Pandemic Stimulus Checks Softened the Blow of Rising US Poverty Rates
As U.S. household income fell amidst the pandemic, poverty rates have risen from a 60-year low. The official poverty rate in 2020 was 11.4% with 37.2 million people in poverty, up from 10.5% in 2019, making it the first increase in poverty after five consecutive annual declines, according to data released Tuesday from the U.S. Census Bureau.
The Census Bureau considers a two-parent, two-child household making less than $26,246 in income to be living in poverty, noted Bloomberg; the measure also differs by size of the household.
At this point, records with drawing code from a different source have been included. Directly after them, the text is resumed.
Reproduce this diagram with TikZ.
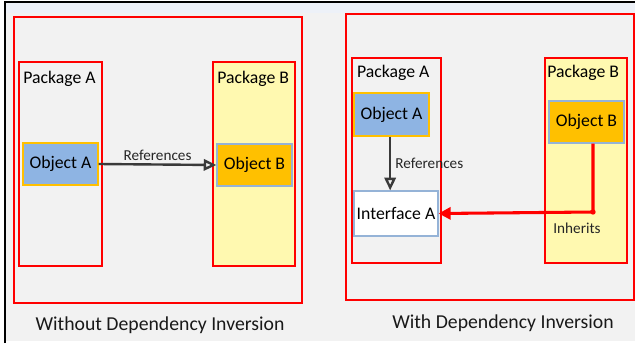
\documentclass[tikz,border=0pt]{standalone}
\usepackage{fontspec}
\setmainfont{Carlito}
\usetikzlibrary{fit,arrows.meta}

\definecolor{frame}{HTML}{FF0000}
\definecolor{pale}{HTML}{FFF9B0}
\definecolor{blueobj}{HTML}{8EB4E3}
\definecolor{goldobj}{HTML}{FFC000}
\definecolor{lineblue}{HTML}{95B3D7}
\definecolor{panel}{HTML}{F2F2F2}
\definecolor{topstrip}{HTML}{EDF1F8}
\definecolor{arrowgrey}{HTML}{3A3A3A}

\begin{document}
\begin{tikzpicture}[x=0.75pt, y=-0.75pt,
    box/.style={draw=frame, line width=0.9pt, inner sep=0pt},
    pkgb/.style={box, fill=pale},
    obja/.style={draw=goldobj, fill=blueobj, line width=0.9pt, inner sep=0pt},
    objb/.style={draw=lineblue, fill=goldobj, line width=0.9pt, inner sep=0pt},
    iface/.style={draw=lineblue, fill=white, line width=0.9pt, inner sep=0pt},
    lbl/.style={font=\fontsize{13.3}{15}\selectfont, inner sep=1pt},
    small/.style={font=\fontsize{11.4}{13}\selectfont, text=black!85, inner sep=1pt},
    caption/.style={font=\fontsize{14.8}{17}\selectfont, text=black!90},
    refs/.style={draw=arrowgrey, line width=1.8pt, -{Triangle[open, length=9.5pt, width=8.5pt]}},
    inh/.style={draw=frame, line width=2.3pt, -{Triangle[length=9pt, width=9pt]}}]

  \useasboundingbox (0,0) rectangle (635,343);
  \fill[white] (0,0) rectangle (635,343);
  \fill[panel] (5,2) rectangle (635,341);
  \fill[topstrip] (5,2) rectangle (635,13);
  \draw[black, line width=1pt] (5,343) -- (5,2) -- (635,2);

  % without dependency inversion
  \node[box, fit={(14,17) (302,303)}] (left) {};
  \node[box, fit={(19,62) (102,266)}] (pa1) {};
  \node[pkgb, fit={(213,62) (295,266)}] (pb1) {};
  \node[lbl, anchor=north west] at ([xshift=2.5pt,yshift=-6pt]pa1.north west) {Package A};
  \node[lbl, anchor=north west] at ([xshift=2.5pt,yshift=-6pt]pb1.north west) {Package B};
  \node[obja, fit={(23,143) (98,185)}] (oa1) {};
  \node[lbl] at (oa1) {Object A};
  \node[objb, fit={(217,144) (292,186)}] (ob1) {};
  \node[lbl] at (ob1) {Object B};

  \draw[refs] (oa1.east) -- node[small, above=1pt] {References} (ob1.west);

  \node[caption] (cap1) at (160,325) {Without Dependency Inversion};

  % with dependency inversion
  \node[box, fit={(346,14) (634,300)}] (right) {};
  \node[box, fit={(352,58) (441,263)}] (pa2) {};
  \node[pkgb, fit={(545,58) (627,263)}] (pb2) {};
  \node[lbl, anchor=north west] at ([xshift=3pt,yshift=-5pt]pa2.north west) {Package A};
  \node[lbl, anchor=north west] at ([xshift=1pt,yshift=-5pt]pb2.north west) {Package B};
  \node[obja, fit={(354,93) (429,136)}] (oa2) {};
  \node[lbl] at (oa2) {Object A};
  \node[objb, fit={(549,101) (624,143)}] (ob2) {};
  \node[lbl] at (ob2) {Object B};
  \node[iface, fit={(354,191) (438,236)}] (ia) {};
  \node[lbl] at (ia) {Interface A};

  \coordinate (turn) at (593,212);
  \draw[refs] ([xshift=-1pt]oa2.south) -- node[small, right=2pt] {References} ([xshift=-1pt]ia.north -| oa2.south);
  \draw[inh] (ob2.south -| turn) -- (turn) -- (ia.east);
  \fill[frame] (turn) circle (2pt);
  \node[small, anchor=north] at ([xshift=-12pt,yshift=-7pt]turn) {Inherits};

  \node[caption] (cap2) at (503,323) {With Dependency Inversion};

\end{tikzpicture}
\end{document}
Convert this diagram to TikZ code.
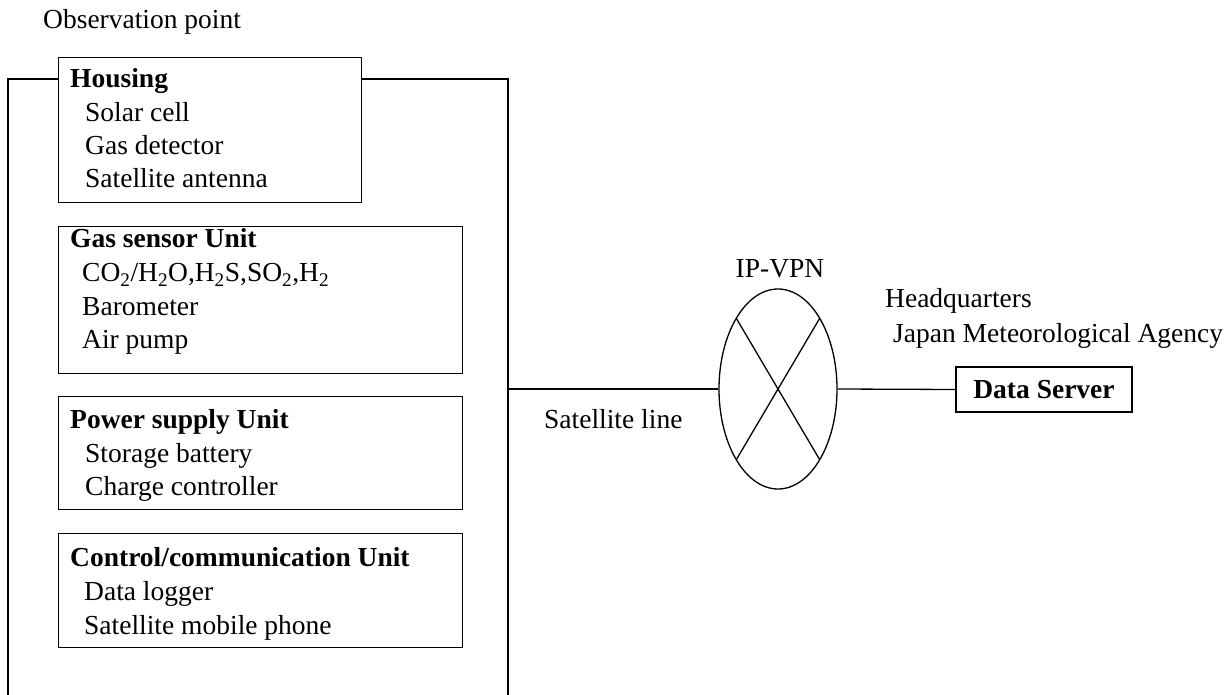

Despite the increase in poverty, rates would have been much higher without intervention from the government, according to an analysis of data by James Sullivan at the University of Notre Dame’s Department of Economics and Bruce Meyer at the University of Chicago’s Harris School of Public Policy, as reported by Bloomberg.
“For example, expanded unemployment insurance and the first round of stimulus checks prevented 12 million individuals from falling into poverty in the first few months of the pandemic,” they said.
Bloomberg also noted that the Supplemental Poverty Measure, which takes government assistance programs into account, declined by 2.6 points to 9.1% in 2020, the lowest since it started in 2009. This rate is lower than the official rate because of economic relief payments, moving 11.7 million people above the poverty line after the first two disbursements.
David Johnson, a research professor at the Institute for Social Research and Ford School of Public Policy at the University of Michigan, told Bloomberg that data shows that the official poverty measure is outdated and “can’t be used to examine public policy.”